Tiene razón Miquel Iceta. Una cosa es admitir el cupo vasco y otra distinta es consentir que sea el cuponazo. Eso es justo lo que es. Un bonito premio por ser vos quien sois, que hace que las Administraciones vasca y navarra dispongan de recursos financieros extras gracias a que contribuyen menos a los gastos del Estado. Cualquiera que se adentre en los detalles del régimen foral y en las interesadas componendas del cálculo del cupo sabe que esa singularidad, fundada en derechos históricos que se remontan al final de las guerras carlistas, no tiene un pase. Como dice Mikel Buesa en su estudio del concierto económico vasco, éste supone, de facto, una transferencia de recursos del resto de España a una región que no es precisamente la más pobre.
El régimen foral es discutible, al punto que no hay otro país europeo que pueda presumir de algo parecido. Pero el procedimiento por el que se fija la contribución, el cupo, es sencillamente una estafa. Una estafa negociada cada tanto por el Gobierno de España y los Gobiernos autonómicos correspondientes. Como resulta muy ventajosa es natural que tanto Urkullo como Barkos defiendan con uñas y dientes que la estafa continúe y que concierto y cupo sean intocables y línea roja. Además, ambos son nacionalistas y, como tales, fieros partidarios de la diferencia privilegiada y dispuestos a contemplar con perfecta indiferencia, cuando menos, los problemas que ese privilegio pueda causar al resto de los españoles.
El misterio es que el PP y el PSOE, sus direcciones nacionales, en concreto, hayan salido raudos a proteger concierto y cupo como si en ello les fuera la vida. El portavoz popular, Javier Maroto, que fue alcalde de Vitoria, lo ha hecho con inusitada agresividad, diciendo que cuestionarlos es "una agresión a vascos y navarros". ¿Por qué será que hasta los adversarios del nacionalismo acaban copiando sus modismos y modales? Por su lado, Pedro Sánchez movía ficha desde el sofá socialdemócrata: "Estamos cómodos y a gusto con el cupo vasco y con el concierto económico". Bien. Explique entonces cómo es que no propone extender un régimen tan confortable al resto de las autonomías, tal vez con la salvedad, que hay que poner en su caso, de Cataluña. La respuesta, adelantémosla, es que si se hiciera tal cosa todo se iría al garete, y lo sabe.

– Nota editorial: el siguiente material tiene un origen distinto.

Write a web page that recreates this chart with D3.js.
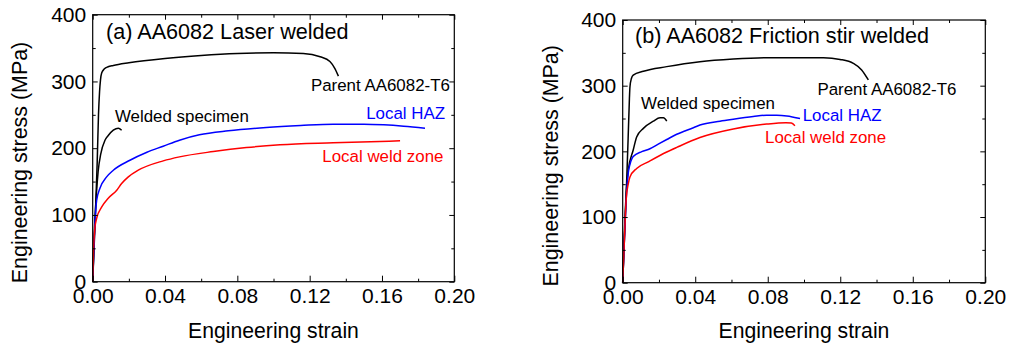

¿Qué protegen el PP y el PSOE al amparar con tanta energía un cupo que reduce los recursos del Estado? ¿Sus menguantes parcelas de voto en el País Vasco y Navarra? Puede ser. Como puede ser que no quieran dar pretextos al PNV para subirse al carro desenfrenado del separatismo catalán. Pero hay otra posibilidad. Los dos partidos están pensando en el 21 de diciembre, cuando no haya una mayoría absoluta y necesiten aliados, sea para un pacto de legislatura, sea para una geometría variable. El PNV no tendrá muchos escaños, pero a veces hay que sumar a los pocos. Y no sería la primera vez.
Mucha tinta ha corrido el último año sobre el nuevo mapa político que se estaría configurando en España, sobre el fin del bipartidismo, las fuerzas emergentes y las nuevas alianzas a que obliga todo ello. La novedad atrae los focos, y los aparta de lo acostumbrado. Cuando no hay que descartar que suceda lo que es costumbre. No hay que descartar, en fin, que los socios de los dos grandes partidos, socios no amistosos pero dispuestos a la labor por una ganancia, sean después de todo los habituales en esas circunstancias. Uno de ellos, claro, clarísimo, es el PNV.